JOB »
Without the pictures, return exactly the lines from the one with "Rebuild this chart" through the one with "ax.axis('off')". Both end lines belong in the copy.

RECORDS PROVIDED »
^^^^

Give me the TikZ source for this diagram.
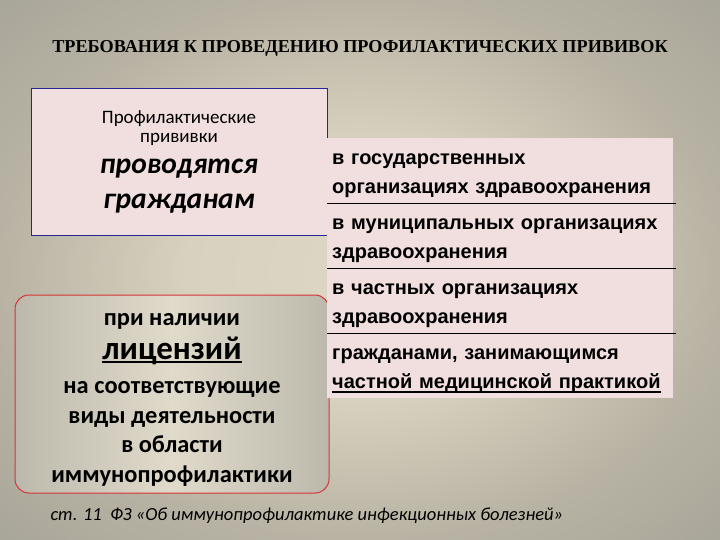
\documentclass[tikz,border=0pt]{standalone}
\usepackage{fontspec}
\setmainfont{Carlito}
\newfontfamily\titlefont{Liberation Serif}
\newfontfamily\tabfont{Liberation Sans}
\newsavebox\ulbox
\newcommand\thickul[2][1.6pt]{\leavevmode\sbox\ulbox{#2}\rlap{\rule[-4pt]{\wd\ulbox}{#1}}\usebox\ulbox}
\newcommand\freelines{\lineskiplimit=-60pt\relax}
\pgfdeclareradialshading{bgshade}{\pgfpoint{0bp}{0bp}}{rgb(0bp)=(0.87,0.84,0.77);
  rgb(12bp)=(0.85,0.82,0.75); rgb(25bp)=(0.72,0.70,0.64); rgb(50bp)=(0.58,0.58,0.55)}
\definecolor{rowpink}{RGB}{241,223,224}
\definecolor{boxblue}{RGB}{40,36,150}
\definecolor{boxred}{RGB}{214,52,52}
\definecolor{boxside}{RGB}{188,185,172}
\definecolor{boxmid}{RGB}{224,218,202}
\begin{document}
\begin{tikzpicture}[x=1pt,y=-1pt,
        row/.style={rectangle,fill=rowpink,anchor=north west,
          minimum width=346pt,minimum height=65pt,text width=336pt,
          inner sep=5pt,align=left,
          execute at begin node={\rule{0pt}{21pt}},
          font=\tabfont\bfseries\fontsize{20}{29}\selectfont},
        sep/.style={black,line width=1pt}]
      % background
      \shade[shading=bgshade] (0,0) rectangle (720,540);
      \node (title) at (360,48) [font=\titlefont\bfseries\fontsize{18.2}{20}\selectfont]
        {ТРЕБОВАНИЯ К ПРОВЕДЕНИЮ ПРОФИЛАКТИЧЕСКИХ ПРИВИВОК};
      % left boxes
      \node (b1) at (179,161.5) [rectangle,draw=boxblue,fill=rowpink,line width=0.8pt,
          minimum width=296pt,minimum height=147pt,align=center,
          font=\fontsize{19}{19}\selectfont\freelines]
        {Профилактические\\прививки\\[12pt]
         {\fontsize{29.5}{30}\selectfont\bfseries\itshape проводятся}\\[16pt]
         {\fontsize{29.5}{30}\selectfont\bfseries\itshape гражданам}};
      \node (b2) at (172,394) [rectangle,rounded corners=14pt,draw=boxred,line width=1pt,
          left color=boxside,right color=boxside,middle color=boxmid,
          minimum width=314pt,minimum height=198pt,align=center,
          font=\bfseries\fontsize{24.4}{29.5}\selectfont\freelines]
        {\rule{0pt}{24pt}при наличии\\[4pt]
         {\fontsize{33}{33}\selectfont\thickul[2pt]{лицензий}}\\[5pt]
         на соответствующие\\виды деятельности\\в области\\иммунопрофилактики};
      % table
      \node (r1) at (327,138) [row] {в государственных\\организациях здравоохранения};
      \node (r2) at (327,203) [row] {в муниципальных организациях\\здравоохранения};
      \node (r3) at (327,268) [row] {в частных организациях\\здравоохранения};
      \node (r4) at (327,333) [row] {гражданами, занимающимся\\\thickul{частной медицинской практикой}};
      \draw[sep] (r1.south west) -- ([xshift=3pt]r1.south east);
      \draw[sep] (r2.south west) -- ([xshift=3pt]r2.south east);
      \draw[sep] (r3.south west) -- ([xshift=3pt]r3.south east);
      % source
      \node (src) at (47,516) [anchor=west,font=\itshape\fontsize{18.5}{20}\selectfont]
        {ст. 11~~ФЗ «Об иммунопрофилактике инфекционных болезней»};
\end{tikzpicture}
\end{document}
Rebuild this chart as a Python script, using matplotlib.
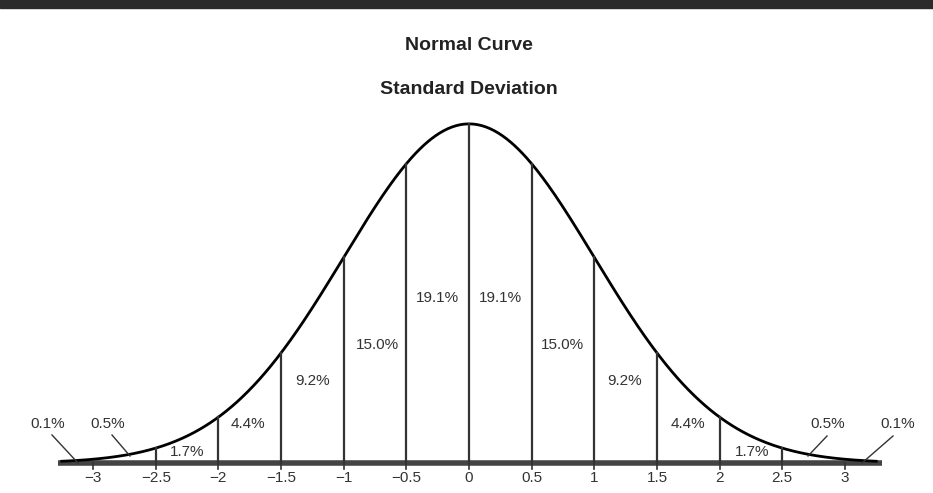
import numpy as np
import matplotlib.pyplot as plt

plt.rcParams['font.family'] = ['Liberation Sans', 'DejaVu Sans']

# data
ticks = [-3, -2.5, -2, -1.5, -1, -0.5, 0, 0.5, 1, 1.5, 2, 2.5, 3]
tick_labels = ['\u22123', '\u22122.5', '\u22122', '\u22121.5', '\u22121', '\u22120.5',
               '0', '0.5', '1', '1.5', '2', '2.5', '3']
dividers = [-2.5, -2, -1.5, -1, -0.5, 0, 0.5, 1, 1.5, 2, 2.5]
pct_labels = ['1.7%', '4.4%', '9.2%', '15.0%', '19.1%', '19.1%', '15.0%', '9.2%', '4.4%', '1.7%']
pct_pos_px = [(187, 452), (248, 424), (313, 381), (377, 345), (437, 298),
              (500, 298), (562, 345), (625, 381), (688, 424), (752, 452)]
tail_labels = ['0.1%', '0.5%', '0.5%', '0.1%']
tail_text_px = [(48, 424), (108, 424), (828, 424), (898, 424)]
tail_leader_px = [((52, 435), (78, 463)), ((112, 435), (130, 456)),
                  ((827, 436), (808, 456)), ((893, 436), (862, 463))]

X0, SX, Y0, SY = 469, 125.3, 463, 850.0
def px(p):
    return (p[0] - X0) / SX, (Y0 - p[1]) / SY

def pdf(x):
    return np.exp(-x**2 / 2) / np.sqrt(2 * np.pi)

fig = plt.figure(figsize=(9.33, 4.93), dpi=100)
ax = fig.add_axes([0, 0, 1, 1])
ax.set_xlim(-X0 / SX, (933 - X0) / SX)
ax.set_ylim(-(493 - Y0) / SY, Y0 / SY)
ax.axis('off')

# top dark strip
fig.patches.append(plt.Rectangle((0, 1 - 8 / 493), 1, 8 / 493, transform=fig.transFigure,
                                 color='#2b2b2b', zorder=10))

# baseline
ax.plot([(58 - X0) / SX, (882 - X0) / SX], [0, 0], color='#444444', lw=4, solid_capstyle='butt')

xs = np.linspace(-3.25, 3.25, 600)
ax.plot(xs, pdf(xs), color='black', lw=2)
for d in dividers:
    ax.plot([d, d], [0, pdf(d)], color='#333333', lw=1.6)
for t in ticks:
    ax.plot([t, t], [0, -6 / SY], color='#333333', lw=1.2)

for t, lab in zip(ticks, tick_labels):
    ax.text(t, -15 / SY, lab, ha='center', va='center', fontsize=11, color='#333333')

for lab, p in zip(pct_labels, pct_pos_px):
    x, y = px(p)
    ax.text(x, y, lab, ha='center', va='center', fontsize=11, color='#333333')

for lab, p, (a, b) in zip(tail_labels, tail_text_px, tail_leader_px):
    x, y = px(p)
    ax.text(x, y, lab, ha='center', va='center', fontsize=11, color='#333333')
    (xa, ya), (xb, yb) = px(a), px(b)
    ax.plot([xa, xb], [ya, yb], color='#333333', lw=1)

fig.text(469 / 933, 1 - 45 / 493, 'Normal Curve', ha='center', va='center',
         fontsize=14, fontweight='bold', color='#222222')
fig.text(469 / 933, 1 - 90 / 493, 'Standard Deviation', ha='center', va='center',
         fontsize=14, fontweight='bold', color='#222222')

fig.savefig('out.png', dpi=100)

^^^^

SOLVED EXERCISE »
Rebuild this chart as a Python script, using matplotlib.
import numpy as np
import matplotlib.pyplot as plt

plt.rcParams['font.family'] = ['Liberation Sans', 'DejaVu Sans']

# data
ticks = [-3, -2.5, -2, -1.5, -1, -0.5, 0, 0.5, 1, 1.5, 2, 2.5, 3]
tick_labels = ['\u22123', '\u22122.5', '\u22122', '\u22121.5', '\u22121', '\u22120.5',
               '0', '0.5', '1', '1.5', '2', '2.5', '3']
dividers = [-2.5, -2, -1.5, -1, -0.5, 0, 0.5, 1, 1.5, 2, 2.5]
pct_labels = ['1.7%', '4.4%', '9.2%', '15.0%', '19.1%', '19.1%', '15.0%', '9.2%', '4.4%', '1.7%']
pct_pos_px = [(187, 452), (248, 424), (313, 381), (377, 345), (437, 298),
              (500, 298), (562, 345), (625, 381), (688, 424), (752, 452)]
tail_labels = ['0.1%', '0.5%', '0.5%', '0.1%']
tail_text_px = [(48, 424), (108, 424), (828, 424), (898, 424)]
tail_leader_px = [((52, 435), (78, 463)), ((112, 435), (130, 456)),
                  ((827, 436), (808, 456)), ((893, 436), (862, 463))]

X0, SX, Y0, SY = 469, 125.3, 463, 850.0
def px(p):
    return (p[0] - X0) / SX, (Y0 - p[1]) / SY

def pdf(x):
    return np.exp(-x**2 / 2) / np.sqrt(2 * np.pi)

fig = plt.figure(figsize=(9.33, 4.93), dpi=100)
ax = fig.add_axes([0, 0, 1, 1])
ax.set_xlim(-X0 / SX, (933 - X0) / SX)
ax.set_ylim(-(493 - Y0) / SY, Y0 / SY)
ax.axis('off')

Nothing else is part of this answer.